A complete edition of Schnabel’s piano music is long overdue. Lin has seized upon a great opportunity. The showpiece collection, Three Fantasy Pieces, written when Schnabel was 16, represent a precocious piano student, then studying with Leschetizky. Schnabel’s musical personality developed quickly, although indifferent to models: The Op. 15 group exhibits a secure grasp of late-Romantic tonality with curious whole-tone and other harmonic detours. The Three Pieces deliver more than titled as No. 3 is a sequence of four crisp waltzes. Schnabel’s devil-may-care attitude is evident in the extroverted Dance Suite which evolves from a foxtrot through abstraction into impetuous hypertonality. The movement titles describe a possible tryst: “Foxtrot (Encounter),” “First Pause (Wooing),” “Waltz (Contact),” “Second Pause (Floating)” and “Towards Tomorrow (Affirmation).”
Schnabel appears to have favored multi-movement encounters. There are five movements in the Sonata and the later collections have seven movements each. The Piece in Seven Movements could have been a “Sonata,” and the Sonata could be a “Piece in Five Movements.” The meticulously detailed Sonata splashes wildly, unabashedly dissonant and heroic. The Fantasy Pieces’ virtuosity has become atonal Busoni. Toscanini’s wonderful comment bears repeating: “Are you really the same Schnabel who wrote that horrible music I heard ten years ago in Venice?” (The conductor had been at the 1925 premiere.)
The Piece in Seven Movements combines Schoenbergian dryness with neo-classical playfulness. Recall that Schnabel (1882-1951) was born in the same vicinity as Webern and Berg (1883 and 1885), and that he died the same year as Schoenberg. The Seven Pieces are on the shorter side, displaying brittle intensity with false endings. No. 3, Andantino, is a compact, vivacious dance suggesting that Schnabel would have a been a fine Schoenberg interpreter.
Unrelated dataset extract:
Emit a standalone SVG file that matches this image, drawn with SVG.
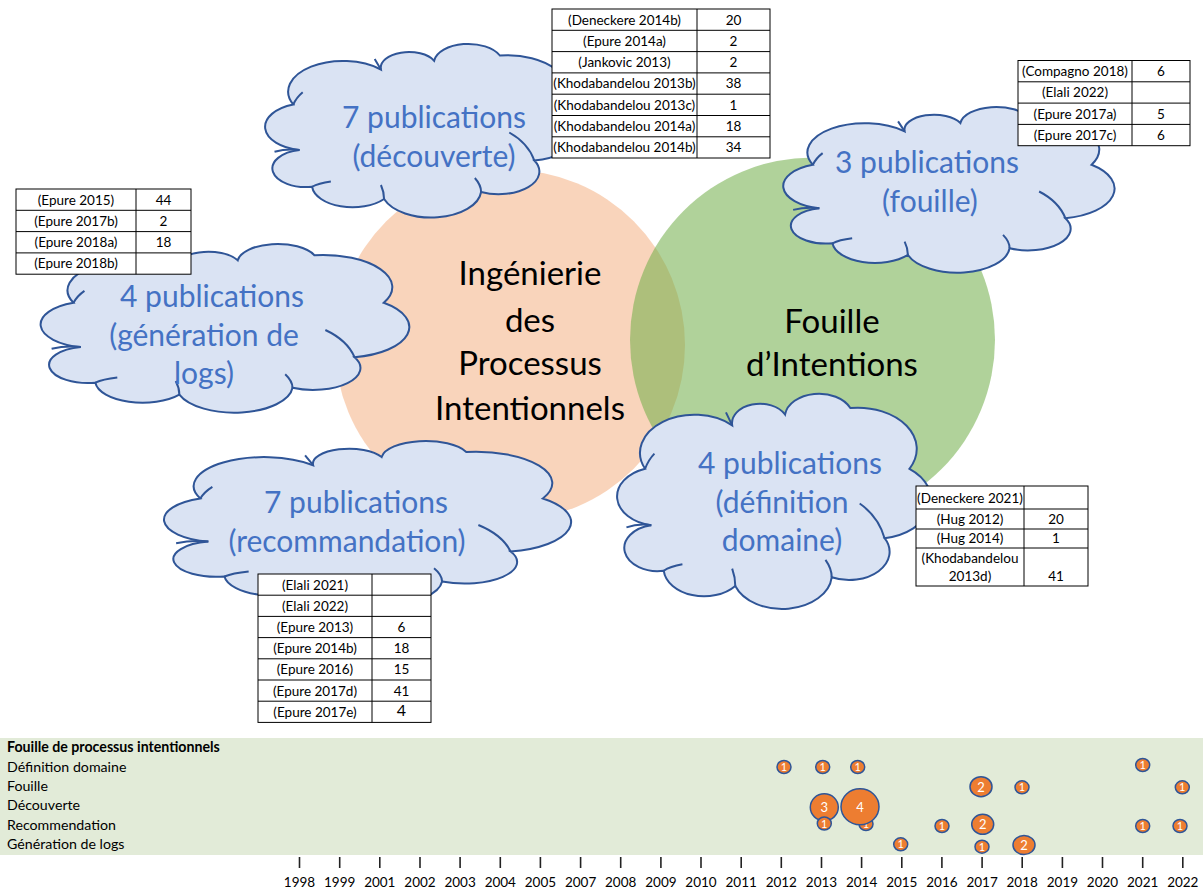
<svg xmlns="http://www.w3.org/2000/svg" xmlns:xlink="http://www.w3.org/1999/xlink" width="1203" height="892" viewBox="0 0 1203 892">
<style>
.big{font-family:Lato,"Liberation Sans",sans-serif;font-size:33px;fill:#000;text-anchor:middle}
.ct{font-family:Lato,"Liberation Sans",sans-serif;font-size:30px;fill:#4472C4;text-anchor:middle}
.tb{fill:#fff;stroke:#000;stroke-width:1}
.tl{stroke:#000;stroke-width:1}
.tt{font-family:Lato,"Liberation Sans",sans-serif;font-size:13.5px;fill:#000;text-anchor:middle}
.lab{font-family:Lato,"Liberation Sans",sans-serif;font-size:14.2px;fill:#000}
.yr{font-family:Lato,"Liberation Sans",sans-serif;font-size:13.5px;fill:#000;text-anchor:middle}
.tick{stroke:#222;stroke-width:1.6}
.bub{fill:#ED7D31;stroke:#2F5597;stroke-width:1.5}
.bt{font-family:Lato,"Liberation Sans",sans-serif;font-size:11px;fill:#fff;text-anchor:middle}
.bt2{font-family:Lato,"Liberation Sans",sans-serif;font-size:13px;fill:#fff;text-anchor:middle}
.cloudfill{fill:#DAE3F3;stroke:#2F5597;stroke-width:2}
.cloudhook{fill:none;stroke:#2F5597;stroke-width:2}
</style>
<defs>
<path id="cloudOut" vector-effect="non-scaling-stroke" d="M10,34 A17.5,17.5 0 0 1 38,14 A9,9 0 0 1 55,9 A11,11 0 0 1 76,6 A19,19 0 0 1 95,34 A18,18 0 0 1 87,66 A13,13 0 0 1 70,84 A16,16 0 0 1 39,88 A13,13 0 0 1 16,81 A10,10 0 0 1 12,60 A13.5,13.5 0 0 1 10,34 Z"/>
<path id="cloudHook" vector-effect="non-scaling-stroke" d="M13,27 Q11,30 10,34 M36,8 Q37,11 38,14 M79,50 Q85,56 87,66 M68,76 Q70,80 70,84 M38,80 Q39,84 39,88 M4,61 Q8,59 12,60 M22,78 Q18,79 16,81"/>
</defs>

<g id="circle-ipi">
<circle cx="510" cy="345" r="175" fill="#F4B183" fill-opacity="0.55"/>
</g>
<g id="circle-fi">
<circle cx="812.5" cy="340" r="182.5" fill="#70AD47" fill-opacity="0.55"/>
</g>
<g id="circle-texts">
<text class="big" x="530" y="285">Ingénierie</text>
<text class="big" x="530" y="332">des</text>
<text class="big" x="530" y="375">Processus</text>
<text class="big" x="530" y="420">Intentionnels</text>
<text class="big" x="832" y="333">Fouille</text>
<text class="big" x="832" y="376">d’Intentions</text>
</g>

<g id="cloud-decouverte">
<g transform="translate(262,45) scale(3.13,1.75)"><use href="#cloudOut" class="cloudfill"/><use href="#cloudHook" class="cloudhook"/></g>
<text class="ct" x="434" y="128">7 publications</text>
<text class="ct" x="434" y="167">(découverte)</text>
</g>
<g id="cloud-fouille">
<g transform="translate(780,108) scale(3.28,1.67)"><use href="#cloudOut" class="cloudfill"/><use href="#cloudHook" class="cloudhook"/></g>
<text class="ct" x="927" y="173">3 publications</text>
<text class="ct" x="930" y="212">(fouille)</text>
</g>
<g id="cloud-generation">
<g transform="translate(37,245) scale(3.65,1.70)"><use href="#cloudOut" class="cloudfill"/><use href="#cloudHook" class="cloudhook"/></g>
<text class="ct" x="212" y="307">4 publications</text>
<text class="ct" x="204" y="346">(génération de</text>
<text class="ct" x="204" y="384">logs)</text>
</g>
<g id="cloud-recommandation">
<g transform="translate(160,442) scale(4.03,1.66)"><use href="#cloudOut" class="cloudfill"/><use href="#cloudHook" class="cloudhook"/></g>
<text class="ct" x="356" y="513">7 publications</text>
<text class="ct" x="347" y="552">(recommandation)</text>
</g>
<g id="cloud-definition">
<g transform="translate(614,395) scale(3.11,2.17)"><use href="#cloudOut" class="cloudfill"/><use href="#cloudHook" class="cloudhook"/></g>
<text class="ct" x="790" y="474">4 publications</text>
<text class="ct" x="782" y="513">(définition</text>
<text class="ct" x="782" y="551">domaine)</text>
</g>

<g id="table-decouverte">
<rect class="tb" x="552" y="9" width="218" height="149"/>
<line class="tl" x1="697" y1="9" x2="697" y2="158"/>
<line class="tl" x1="552" y1="30.3" x2="770" y2="30.3"/>
<line class="tl" x1="552" y1="51.6" x2="770" y2="51.6"/>
<line class="tl" x1="552" y1="72.9" x2="770" y2="72.9"/>
<line class="tl" x1="552" y1="94.2" x2="770" y2="94.2"/>
<line class="tl" x1="552" y1="115.5" x2="770" y2="115.5"/>
<line class="tl" x1="552" y1="136.8" x2="770" y2="136.8"/>
<text class="tt" x="624.5" y="24.5">(Deneckere 2014b)</text><text class="tt" x="733.5" y="24.5">20</text>
<text class="tt" x="624.5" y="45.8">(Epure 2014a)</text><text class="tt" x="733.5" y="45.8">2</text>
<text class="tt" x="624.5" y="67.1">(Jankovic 2013)</text><text class="tt" x="733.5" y="67.1">2</text>
<text class="tt" x="624.5" y="88.4">(Khodabandelou 2013b)</text><text class="tt" x="733.5" y="88.4">38</text>
<text class="tt" x="624.5" y="109.7">(Khodabandelou 2013c)</text><text class="tt" x="733.5" y="109.7">1</text>
<text class="tt" x="624.5" y="131">(Khodabandelou 2014a)</text><text class="tt" x="733.5" y="131">18</text>
<text class="tt" x="624.5" y="152.3">(Khodabandelou 2014b)</text><text class="tt" x="733.5" y="152.3">34</text>
</g>

<g id="table-fouille">
<rect class="tb" x="1018" y="60.5" width="172" height="85.2"/>
<line class="tl" x1="1132" y1="60.5" x2="1132" y2="145.7"/>
<line class="tl" x1="1018" y1="81.8" x2="1190" y2="81.8"/>
<line class="tl" x1="1018" y1="103.1" x2="1190" y2="103.1"/>
<line class="tl" x1="1018" y1="124.4" x2="1190" y2="124.4"/>
<text class="tt" x="1075" y="76">(Compagno 2018)</text><text class="tt" x="1161" y="76">6</text>
<text class="tt" x="1075" y="97.3">(Elali 2022)</text>
<text class="tt" x="1075" y="118.6">(Epure 2017a)</text><text class="tt" x="1161" y="118.6">5</text>
<text class="tt" x="1075" y="139.9">(Epure 2017c)</text><text class="tt" x="1161" y="139.9">6</text>
</g>

<g id="table-generation">
<rect class="tb" x="16" y="189" width="175" height="85.2"/>
<line class="tl" x1="136" y1="189" x2="136" y2="274.2"/>
<line class="tl" x1="16" y1="210.3" x2="191" y2="210.3"/>
<line class="tl" x1="16" y1="231.6" x2="191" y2="231.6"/>
<line class="tl" x1="16" y1="252.9" x2="191" y2="252.9"/>
<text class="tt" x="76" y="204.5">(Epure 2015)</text><text class="tt" x="163.5" y="204.5">44</text>
<text class="tt" x="76" y="225.8">(Epure 2017b)</text><text class="tt" x="163.5" y="225.8">2</text>
<text class="tt" x="76" y="247.1">(Epure 2018a)</text><text class="tt" x="163.5" y="247.1">18</text>
<text class="tt" x="76" y="268.4">(Epure 2018b)</text>
</g>

<g id="table-definition">
<rect class="tb" x="916" y="486" width="172" height="100"/>
<line class="tl" x1="1024" y1="486" x2="1024" y2="586"/>
<line class="tl" x1="916" y1="509" x2="1088" y2="509"/>
<line class="tl" x1="916" y1="529" x2="1088" y2="529"/>
<line class="tl" x1="916" y1="548" x2="1088" y2="548"/>
<text class="tt" x="970" y="502.5">(Deneckere 2021)</text>
<text class="tt" x="970" y="523.5">(Hug 2012)</text><text class="tt" x="1056" y="523.5">20</text>
<text class="tt" x="970" y="543">(Hug 2014)</text><text class="tt" x="1056" y="543">1</text>
<text class="tt" x="970" y="563">(Khodabandelou</text>
<text class="tt" x="970" y="581">2013d)</text><text class="tt" x="1056" y="581">41</text>
</g>

<g id="table-recommandation">
<rect class="tb" x="258" y="574" width="173" height="148.4"/>
<line class="tl" x1="372" y1="574" x2="372" y2="722.4"/>
<line class="tl" x1="258" y1="595.2" x2="431" y2="595.2"/>
<line class="tl" x1="258" y1="616.4" x2="431" y2="616.4"/>
<line class="tl" x1="258" y1="637.6" x2="431" y2="637.6"/>
<line class="tl" x1="258" y1="658.8" x2="431" y2="658.8"/>
<line class="tl" x1="258" y1="680" x2="431" y2="680"/>
<line class="tl" x1="258" y1="701.2" x2="431" y2="701.2"/>
<text class="tt" x="315" y="589.5">(Elali 2021)</text>
<text class="tt" x="315" y="610.7">(Elali 2022)</text>
<text class="tt" x="315" y="631.9">(Epure 2013)</text><text class="tt" x="401.5" y="631.9">6</text>
<text class="tt" x="315" y="653.1">(Epure 2014b)</text><text class="tt" x="401.5" y="653.1">18</text>
<text class="tt" x="315" y="674.3">(Epure 2016)</text><text class="tt" x="401.5" y="674.3">15</text>
<text class="tt" x="315" y="695.5">(Epure 2017d)</text><text class="tt" x="401.5" y="695.5">41</text>
<text class="tt" x="315" y="716.7">(Epure 2017e)</text><text class="tt" x="401.5" y="716" style="font-size:16px">4</text>
</g>

<g id="timeline">
<rect x="0" y="738" width="1203" height="117" fill="#E2EBD8"/>
<text class="lab" x="7" y="752" font-weight="bold">Fouille de processus intentionnels</text>
<text class="lab" x="7" y="771.5">Définition domaine</text>
<text class="lab" x="7" y="790.5">Fouille</text>
<text class="lab" x="7" y="810">Découverte</text>
<text class="lab" x="7" y="829.5">Recommendation</text>
<text class="lab" x="7" y="848.5">Génération de logs</text>
<g id="ticks">
<line class="tick" x1="299.5" y1="857" x2="299.5" y2="868"/><text class="yr" x="299.5" y="887">1998</text>
<line class="tick" x1="339.7" y1="857" x2="339.7" y2="868"/><text class="yr" x="339.7" y="887">1999</text>
<line class="tick" x1="379.8" y1="857" x2="379.8" y2="868"/><text class="yr" x="379.8" y="887">2001</text>
<line class="tick" x1="420" y1="857" x2="420" y2="868"/><text class="yr" x="420" y="887">2002</text>
<line class="tick" x1="460.1" y1="857" x2="460.1" y2="868"/><text class="yr" x="460.1" y="887">2003</text>
<line class="tick" x1="500.3" y1="857" x2="500.3" y2="868"/><text class="yr" x="500.3" y="887">2004</text>
<line class="tick" x1="540.4" y1="857" x2="540.4" y2="868"/><text class="yr" x="540.4" y="887">2005</text>
<line class="tick" x1="580.6" y1="857" x2="580.6" y2="868"/><text class="yr" x="580.6" y="887">2007</text>
<line class="tick" x1="620.7" y1="857" x2="620.7" y2="868"/><text class="yr" x="620.7" y="887">2008</text>
<line class="tick" x1="660.9" y1="857" x2="660.9" y2="868"/><text class="yr" x="660.9" y="887">2009</text>
<line class="tick" x1="701" y1="857" x2="701" y2="868"/><text class="yr" x="701" y="887">2010</text>
<line class="tick" x1="741.2" y1="857" x2="741.2" y2="868"/><text class="yr" x="741.2" y="887">2011</text>
<line class="tick" x1="781.3" y1="857" x2="781.3" y2="868"/><text class="yr" x="781.3" y="887">2012</text>
<line class="tick" x1="821.5" y1="857" x2="821.5" y2="868"/><text class="yr" x="821.5" y="887">2013</text>
<line class="tick" x1="861.6" y1="857" x2="861.6" y2="868"/><text class="yr" x="861.6" y="887">2014</text>
<line class="tick" x1="901.8" y1="857" x2="901.8" y2="868"/><text class="yr" x="901.8" y="887">2015</text>
<line class="tick" x1="941.9" y1="857" x2="941.9" y2="868"/><text class="yr" x="941.9" y="887">2016</text>
<line class="tick" x1="982.1" y1="857" x2="982.1" y2="868"/><text class="yr" x="982.1" y="887">2017</text>
<line class="tick" x1="1022.2" y1="857" x2="1022.2" y2="868"/><text class="yr" x="1022.2" y="887">2018</text>
<line class="tick" x1="1062.4" y1="857" x2="1062.4" y2="868"/><text class="yr" x="1062.4" y="887">2019</text>
<line class="tick" x1="1102.5" y1="857" x2="1102.5" y2="868"/><text class="yr" x="1102.5" y="887">2020</text>
<line class="tick" x1="1142.7" y1="857" x2="1142.7" y2="868"/><text class="yr" x="1142.7" y="887">2021</text>
<line class="tick" x1="1182.8" y1="857" x2="1182.8" y2="868"/><text class="yr" x="1182.8" y="887">2022</text>
</g>
<g id="bubbles">
<ellipse class="bub" cx="784" cy="767" rx="7" ry="6.5"/><text class="bt" x="784" y="771">1</text>
<ellipse class="bub" cx="822.7" cy="767" rx="7" ry="6.5"/><text class="bt" x="822.7" y="771">1</text>
<ellipse class="bub" cx="857.7" cy="767" rx="7" ry="6.5"/><text class="bt" x="857.7" y="771">1</text>
<ellipse class="bub" cx="1142.7" cy="765" rx="7" ry="6.5"/><text class="bt" x="1142.7" y="769">1</text>
<ellipse class="bub" cx="981" cy="786.7" rx="11" ry="10"/><text class="bt2" x="981" y="791.5">2</text>
<ellipse class="bub" cx="1022" cy="787.3" rx="7" ry="6.5"/><text class="bt" x="1022" y="791.3">1</text>
<ellipse class="bub" cx="1182.3" cy="787.3" rx="7" ry="6.5"/><text class="bt" x="1182.3" y="791.3">1</text>
<ellipse class="bub" cx="866" cy="824" rx="7" ry="6.5"/><text class="bt" x="866" y="828">1</text>
<ellipse class="bub" cx="860" cy="806.7" rx="19" ry="18"/><text class="bt2" x="860" y="811.5">4</text>
<ellipse class="bub" cx="824.3" cy="807.3" rx="14" ry="13.5"/><text class="bt2" x="824.3" y="812">3</text>
<ellipse class="bub" cx="824.3" cy="823.5" rx="7" ry="6.5"/><text class="bt" x="824.3" y="827.5">1</text>
<ellipse class="bub" cx="942" cy="826" rx="7" ry="6.5"/><text class="bt" x="942" y="830">1</text>
<ellipse class="bub" cx="982.7" cy="824.3" rx="11" ry="10"/><text class="bt2" x="982.7" y="829">2</text>
<ellipse class="bub" cx="1142.7" cy="826" rx="7" ry="6.5"/><text class="bt" x="1142.7" y="830">1</text>
<ellipse class="bub" cx="1180" cy="826" rx="7" ry="6.5"/><text class="bt" x="1180" y="830">1</text>
<ellipse class="bub" cx="900.7" cy="844.3" rx="7" ry="6.5"/><text class="bt" x="900.7" y="848.3">1</text>
<ellipse class="bub" cx="982" cy="846.7" rx="7" ry="6.5"/><text class="bt" x="982" y="850.7">1</text>
<ellipse class="bub" cx="1024" cy="845" rx="11" ry="9.5"/><text class="bt2" x="1024" y="849.5">2</text>
</g>
</g>
</svg>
The evidence implies Schnabel loved waltzes: We have the third Fantasy Piece, the sequence concluding Op. 15, the Dance Suite’s central movement, the initial theme group of the Sonata’s conclusion, the Vivacissimo from Piece in Seven Movements, and the piano elaboration of several Josef Strauss waltzes.
“Brahms the Progressive.” Johannes BRAHMS: Klavierstücke, Op. 118 (1893); Klavierstücke, Op. 119 (1893). Anton WEBERN: Kinderstück (1924); Satz für Klavier (1906); Klavierstück – Im Tempo eines Menuetts (1925); Variations, Op. 27 (1936). Alban BERG: Sonata, Op. 1 (1907-08). Pina Napolitano (pno). Odradek ODRCD330 (1 CD) (http://www.odradek-records.com/).
Would that Berg and Webern sandwich every Brahms program. There is little distance between Brahms’ Op. 119, No. 1, Webern’s 1906 Satz and Berg’s Sonata. Webern and Berg strayed away from the all-powerful octave whereas Brahms remained steadfastly within. What if Brahms hadn’t felt obliged to return to his starting point? Napolitano reflects Brahms’ “miraculous equilibrium,” in that Brahms looks back to Beethoven and Bach, but also forward as Schoenberg observed in the 1933 essay which provides this release’s title. Certainly, Brahms would have appreciated Webern’s economy and symmetry, much the way Op. 118, No. 2 never quite repeats the same harmony. Napolitano shares an opulent Kinderstück where others might only treadle through the serial pinpricks. We’ve remarked on her Schoenberg and Bartók before.
Kaikhosru Shapurji SORABJI: Sequentia Cyclica (1948-49). Jonathan Powell (pno). Piano Classics PCL10206 (7 CDs) (http://www.piano-classics.com/).
Through multiple stations of varying size and across eight-and-a-half hours, Sorabji dazzles with a convoluted succession of variations on the Dies Irae. Ostensibly there are 27 variations, however Variation 22, Passacaglia, itself includes 100 variants, and the conclusion, Variation 27, Fuga quintuplice a due, tre, quattro, cinque e sei voci ed a cinque soggetti, contains five substantial fugues whose last involves a 40-minute “stretto.” It delights to hear Sorabji cloaking the plainchant in different tonal centers and reimagined rhythms. Powell shall remain Sequentia Cyclica’s sole conqueror for quite some time.